┌─ Working data

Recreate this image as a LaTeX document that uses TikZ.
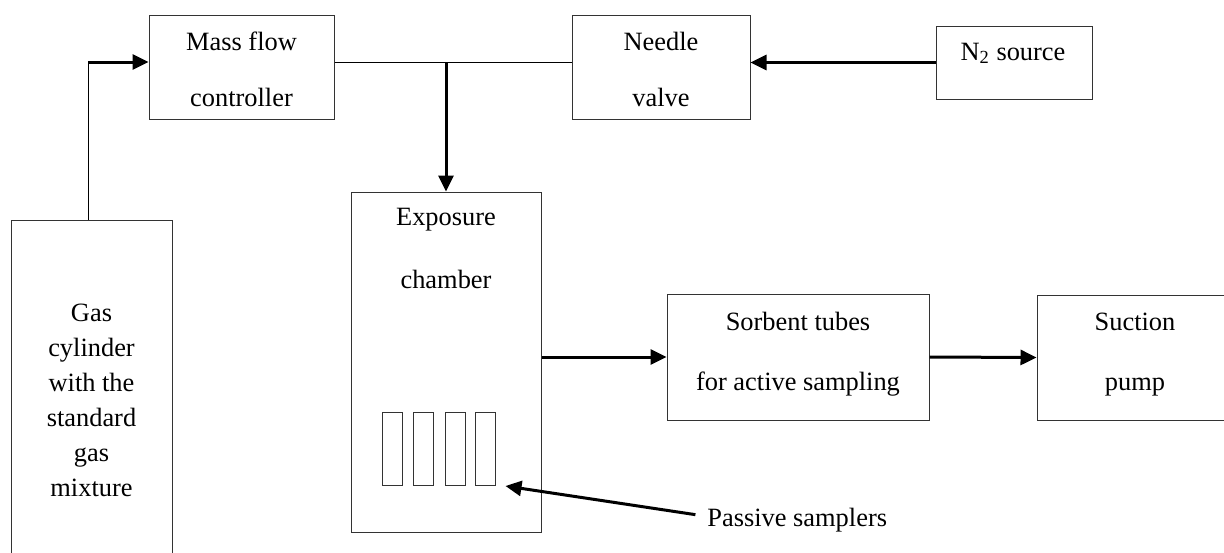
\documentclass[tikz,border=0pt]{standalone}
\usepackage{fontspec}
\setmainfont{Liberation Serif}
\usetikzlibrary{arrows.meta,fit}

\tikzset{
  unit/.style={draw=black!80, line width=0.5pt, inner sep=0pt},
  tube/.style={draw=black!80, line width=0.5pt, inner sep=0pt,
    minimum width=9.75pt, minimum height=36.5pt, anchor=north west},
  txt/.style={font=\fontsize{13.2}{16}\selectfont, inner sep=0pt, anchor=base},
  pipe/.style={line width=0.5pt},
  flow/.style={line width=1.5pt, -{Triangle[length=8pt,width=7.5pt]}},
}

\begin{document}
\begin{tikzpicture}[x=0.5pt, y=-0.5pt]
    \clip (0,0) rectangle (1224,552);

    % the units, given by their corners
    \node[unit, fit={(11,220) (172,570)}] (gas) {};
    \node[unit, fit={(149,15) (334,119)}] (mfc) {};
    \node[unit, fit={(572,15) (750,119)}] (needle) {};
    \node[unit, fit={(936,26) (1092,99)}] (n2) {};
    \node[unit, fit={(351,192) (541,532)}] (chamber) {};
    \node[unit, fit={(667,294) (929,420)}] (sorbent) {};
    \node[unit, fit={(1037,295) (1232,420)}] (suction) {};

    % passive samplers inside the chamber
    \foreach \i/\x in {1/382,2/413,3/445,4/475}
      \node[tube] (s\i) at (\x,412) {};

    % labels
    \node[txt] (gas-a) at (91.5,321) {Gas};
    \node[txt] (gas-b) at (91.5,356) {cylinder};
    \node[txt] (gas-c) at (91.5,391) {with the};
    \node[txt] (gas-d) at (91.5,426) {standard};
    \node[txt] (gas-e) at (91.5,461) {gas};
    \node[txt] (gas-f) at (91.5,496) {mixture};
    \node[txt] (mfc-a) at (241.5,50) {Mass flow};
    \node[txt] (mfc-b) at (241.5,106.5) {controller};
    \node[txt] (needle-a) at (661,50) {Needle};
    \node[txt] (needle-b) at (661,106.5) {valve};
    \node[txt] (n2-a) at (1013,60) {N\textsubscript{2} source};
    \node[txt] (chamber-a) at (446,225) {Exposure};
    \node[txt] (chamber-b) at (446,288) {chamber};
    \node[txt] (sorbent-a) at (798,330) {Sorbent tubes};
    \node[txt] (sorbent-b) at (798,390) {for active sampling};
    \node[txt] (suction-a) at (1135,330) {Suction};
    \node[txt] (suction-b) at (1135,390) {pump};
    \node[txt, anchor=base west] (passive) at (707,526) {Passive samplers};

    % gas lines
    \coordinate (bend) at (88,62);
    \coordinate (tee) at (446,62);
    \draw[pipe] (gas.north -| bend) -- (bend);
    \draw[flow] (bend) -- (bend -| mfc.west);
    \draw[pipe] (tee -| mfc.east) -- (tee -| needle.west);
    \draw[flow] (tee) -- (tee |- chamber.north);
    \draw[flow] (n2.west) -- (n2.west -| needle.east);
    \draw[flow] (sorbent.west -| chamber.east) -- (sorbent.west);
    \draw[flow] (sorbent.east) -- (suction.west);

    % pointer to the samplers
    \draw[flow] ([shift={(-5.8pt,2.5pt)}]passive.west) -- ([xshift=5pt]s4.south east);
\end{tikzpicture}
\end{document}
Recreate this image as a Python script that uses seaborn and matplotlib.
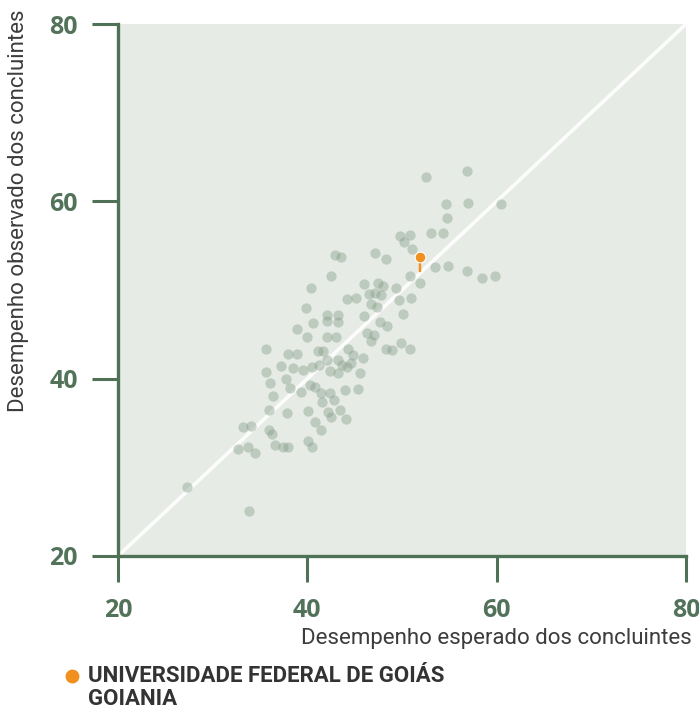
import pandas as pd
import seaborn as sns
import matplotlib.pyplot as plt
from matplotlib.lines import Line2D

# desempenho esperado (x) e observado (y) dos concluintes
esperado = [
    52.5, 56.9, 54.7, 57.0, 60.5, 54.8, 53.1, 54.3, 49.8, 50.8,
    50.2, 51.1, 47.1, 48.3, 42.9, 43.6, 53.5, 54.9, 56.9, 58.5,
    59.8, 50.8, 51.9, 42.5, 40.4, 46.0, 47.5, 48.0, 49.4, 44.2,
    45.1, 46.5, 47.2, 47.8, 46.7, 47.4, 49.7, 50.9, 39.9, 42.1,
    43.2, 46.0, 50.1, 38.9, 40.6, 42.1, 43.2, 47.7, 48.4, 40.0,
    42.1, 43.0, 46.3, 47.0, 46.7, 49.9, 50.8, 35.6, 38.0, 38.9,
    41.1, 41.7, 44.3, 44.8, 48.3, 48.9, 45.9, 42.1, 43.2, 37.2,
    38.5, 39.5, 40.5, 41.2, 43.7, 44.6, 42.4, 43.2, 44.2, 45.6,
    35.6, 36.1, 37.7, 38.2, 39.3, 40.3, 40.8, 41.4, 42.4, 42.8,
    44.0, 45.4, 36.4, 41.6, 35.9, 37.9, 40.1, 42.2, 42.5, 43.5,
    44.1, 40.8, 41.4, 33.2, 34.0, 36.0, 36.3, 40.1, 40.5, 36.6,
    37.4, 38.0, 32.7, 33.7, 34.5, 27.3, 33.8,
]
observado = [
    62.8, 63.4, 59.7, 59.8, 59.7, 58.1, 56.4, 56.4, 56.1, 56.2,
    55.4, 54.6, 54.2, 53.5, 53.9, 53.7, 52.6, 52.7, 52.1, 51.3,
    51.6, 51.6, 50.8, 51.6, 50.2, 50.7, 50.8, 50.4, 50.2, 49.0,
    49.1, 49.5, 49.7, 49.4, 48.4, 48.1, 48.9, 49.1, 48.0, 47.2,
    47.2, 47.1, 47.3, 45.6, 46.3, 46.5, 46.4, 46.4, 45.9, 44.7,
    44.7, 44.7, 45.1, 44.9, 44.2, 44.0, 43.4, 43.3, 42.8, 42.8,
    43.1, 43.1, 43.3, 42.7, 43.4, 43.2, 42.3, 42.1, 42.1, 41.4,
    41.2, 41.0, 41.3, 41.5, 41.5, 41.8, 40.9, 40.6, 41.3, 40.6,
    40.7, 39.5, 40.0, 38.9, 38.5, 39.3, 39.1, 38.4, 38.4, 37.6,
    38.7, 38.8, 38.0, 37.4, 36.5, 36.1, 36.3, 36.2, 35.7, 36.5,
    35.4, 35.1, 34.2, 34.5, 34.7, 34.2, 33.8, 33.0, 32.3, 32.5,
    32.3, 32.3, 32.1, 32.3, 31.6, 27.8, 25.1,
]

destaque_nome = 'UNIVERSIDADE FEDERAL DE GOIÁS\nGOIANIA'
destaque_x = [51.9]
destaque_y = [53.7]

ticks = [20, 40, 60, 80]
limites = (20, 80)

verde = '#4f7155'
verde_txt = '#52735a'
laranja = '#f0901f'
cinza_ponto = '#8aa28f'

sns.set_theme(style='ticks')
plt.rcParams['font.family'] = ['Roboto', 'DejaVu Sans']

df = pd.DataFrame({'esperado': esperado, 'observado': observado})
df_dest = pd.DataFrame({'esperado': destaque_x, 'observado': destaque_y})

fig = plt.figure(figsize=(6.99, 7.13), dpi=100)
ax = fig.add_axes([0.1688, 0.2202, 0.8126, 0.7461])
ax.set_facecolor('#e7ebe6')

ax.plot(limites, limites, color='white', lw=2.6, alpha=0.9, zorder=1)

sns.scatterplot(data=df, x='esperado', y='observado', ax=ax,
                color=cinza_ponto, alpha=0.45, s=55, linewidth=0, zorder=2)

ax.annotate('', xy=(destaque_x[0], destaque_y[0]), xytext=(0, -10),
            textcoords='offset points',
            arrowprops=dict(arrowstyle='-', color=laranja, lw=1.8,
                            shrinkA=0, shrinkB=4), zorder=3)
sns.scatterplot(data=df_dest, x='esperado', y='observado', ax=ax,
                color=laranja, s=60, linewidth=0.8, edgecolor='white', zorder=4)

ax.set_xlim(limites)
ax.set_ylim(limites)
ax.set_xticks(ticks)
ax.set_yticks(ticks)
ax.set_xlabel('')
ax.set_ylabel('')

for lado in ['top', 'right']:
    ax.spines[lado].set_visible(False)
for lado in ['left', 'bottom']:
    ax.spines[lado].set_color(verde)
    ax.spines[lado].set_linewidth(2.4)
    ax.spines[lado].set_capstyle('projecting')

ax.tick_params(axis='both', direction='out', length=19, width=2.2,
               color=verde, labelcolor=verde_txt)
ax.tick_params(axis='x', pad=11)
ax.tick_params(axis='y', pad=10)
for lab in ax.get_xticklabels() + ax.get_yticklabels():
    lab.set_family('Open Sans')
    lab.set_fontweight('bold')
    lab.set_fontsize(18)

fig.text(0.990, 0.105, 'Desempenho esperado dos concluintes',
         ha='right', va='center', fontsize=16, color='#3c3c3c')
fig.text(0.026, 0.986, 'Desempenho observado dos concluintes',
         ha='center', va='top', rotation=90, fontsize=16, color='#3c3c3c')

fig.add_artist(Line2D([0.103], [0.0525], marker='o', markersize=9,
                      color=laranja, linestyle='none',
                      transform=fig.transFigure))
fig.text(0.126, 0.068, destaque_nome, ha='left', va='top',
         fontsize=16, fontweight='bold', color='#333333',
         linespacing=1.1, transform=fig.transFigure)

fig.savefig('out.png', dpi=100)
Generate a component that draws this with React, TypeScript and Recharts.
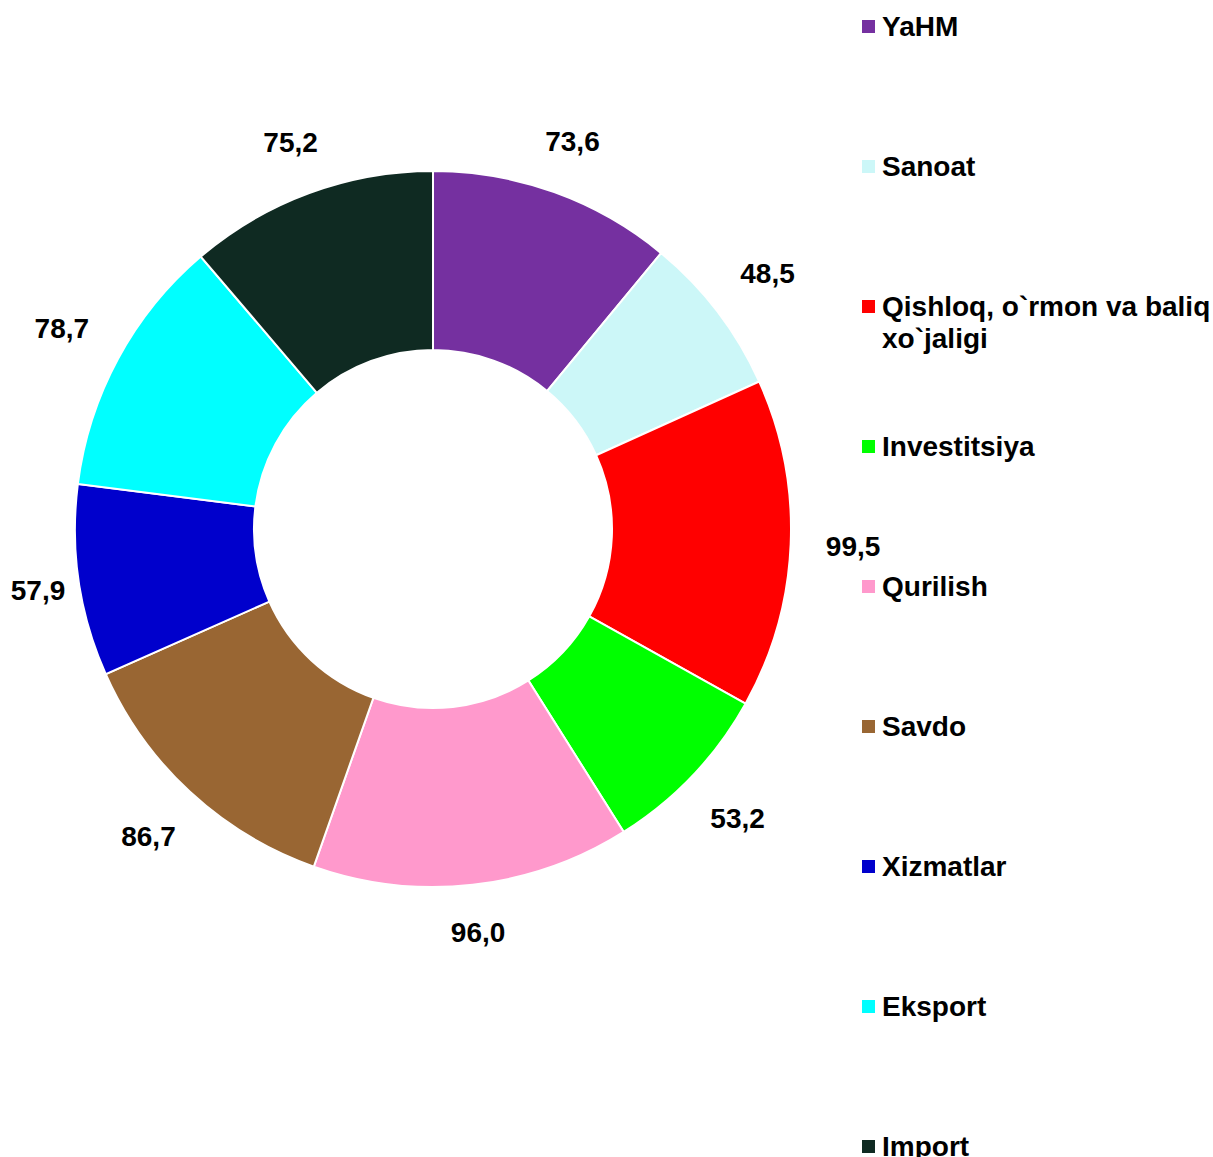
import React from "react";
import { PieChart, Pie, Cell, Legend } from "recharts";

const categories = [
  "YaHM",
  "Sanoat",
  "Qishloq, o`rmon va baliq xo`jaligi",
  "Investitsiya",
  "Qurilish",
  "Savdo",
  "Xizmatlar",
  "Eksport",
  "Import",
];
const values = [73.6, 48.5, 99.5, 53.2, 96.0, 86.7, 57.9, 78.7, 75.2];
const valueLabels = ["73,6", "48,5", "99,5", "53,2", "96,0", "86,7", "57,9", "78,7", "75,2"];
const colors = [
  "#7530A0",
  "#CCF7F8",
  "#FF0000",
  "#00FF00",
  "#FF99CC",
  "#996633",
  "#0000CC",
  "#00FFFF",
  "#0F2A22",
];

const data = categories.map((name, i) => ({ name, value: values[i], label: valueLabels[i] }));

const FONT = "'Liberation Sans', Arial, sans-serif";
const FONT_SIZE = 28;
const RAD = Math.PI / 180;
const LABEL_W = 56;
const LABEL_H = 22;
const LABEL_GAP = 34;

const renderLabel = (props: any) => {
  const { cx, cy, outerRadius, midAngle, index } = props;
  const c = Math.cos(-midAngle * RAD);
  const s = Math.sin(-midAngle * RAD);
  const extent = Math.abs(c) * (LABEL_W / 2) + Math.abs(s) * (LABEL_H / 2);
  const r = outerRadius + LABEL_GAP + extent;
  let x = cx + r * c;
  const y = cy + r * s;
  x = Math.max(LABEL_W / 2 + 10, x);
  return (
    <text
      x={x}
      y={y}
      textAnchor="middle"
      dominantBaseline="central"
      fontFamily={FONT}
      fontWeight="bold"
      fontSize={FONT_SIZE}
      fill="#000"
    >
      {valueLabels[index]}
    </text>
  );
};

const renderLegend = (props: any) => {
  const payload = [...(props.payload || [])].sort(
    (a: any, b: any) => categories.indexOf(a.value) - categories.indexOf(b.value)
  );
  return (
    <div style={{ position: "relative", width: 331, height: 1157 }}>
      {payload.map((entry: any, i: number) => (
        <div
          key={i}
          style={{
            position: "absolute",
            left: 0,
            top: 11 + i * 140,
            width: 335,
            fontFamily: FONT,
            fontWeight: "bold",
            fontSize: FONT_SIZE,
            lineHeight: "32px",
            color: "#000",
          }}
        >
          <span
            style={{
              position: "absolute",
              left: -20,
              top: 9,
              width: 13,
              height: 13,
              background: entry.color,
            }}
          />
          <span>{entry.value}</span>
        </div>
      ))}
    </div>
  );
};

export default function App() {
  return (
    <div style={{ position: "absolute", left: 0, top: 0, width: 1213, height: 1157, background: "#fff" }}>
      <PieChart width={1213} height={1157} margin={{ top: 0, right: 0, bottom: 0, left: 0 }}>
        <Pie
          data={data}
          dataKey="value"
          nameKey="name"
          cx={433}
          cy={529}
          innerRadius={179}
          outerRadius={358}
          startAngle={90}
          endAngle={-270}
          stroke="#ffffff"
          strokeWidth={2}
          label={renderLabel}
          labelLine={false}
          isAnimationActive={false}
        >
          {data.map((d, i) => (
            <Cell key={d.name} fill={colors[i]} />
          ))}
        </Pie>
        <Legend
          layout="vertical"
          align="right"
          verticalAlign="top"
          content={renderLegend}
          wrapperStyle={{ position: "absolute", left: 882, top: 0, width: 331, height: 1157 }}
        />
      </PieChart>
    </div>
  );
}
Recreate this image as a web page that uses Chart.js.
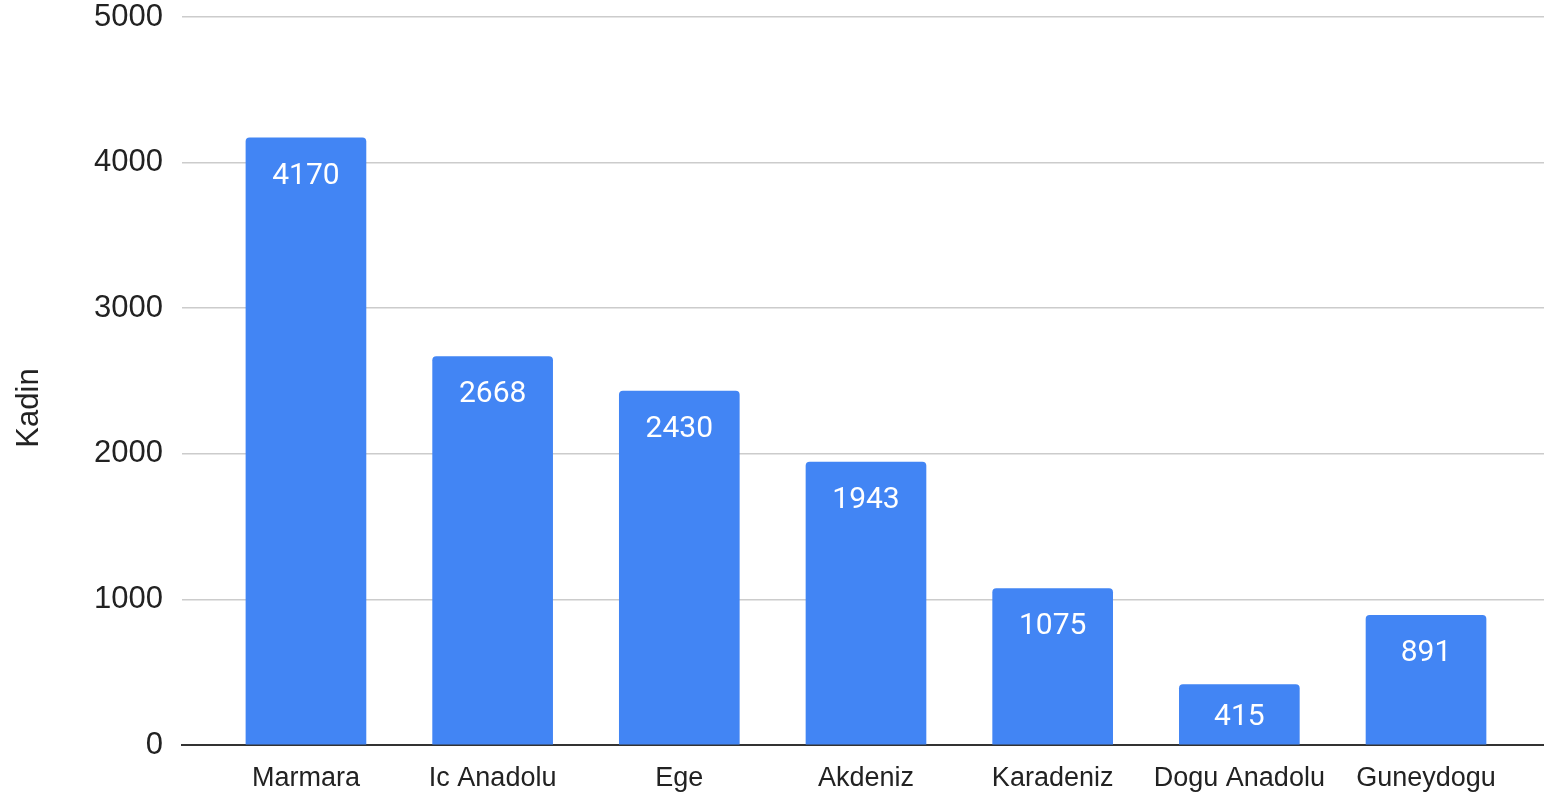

└─

(To do):
Begin at the line that has "Recreate this image as a Python", stop after the line that has "from matplotlib.lines import Line2D", and reproduce every line between them exactly and nothing else. Pictures stay out of the copy.

(Solution for this problem):
Recreate this image as a Python script that uses seaborn and matplotlib.
import pandas as pd
import seaborn as sns
import matplotlib.pyplot as plt
from matplotlib.lines import Line2D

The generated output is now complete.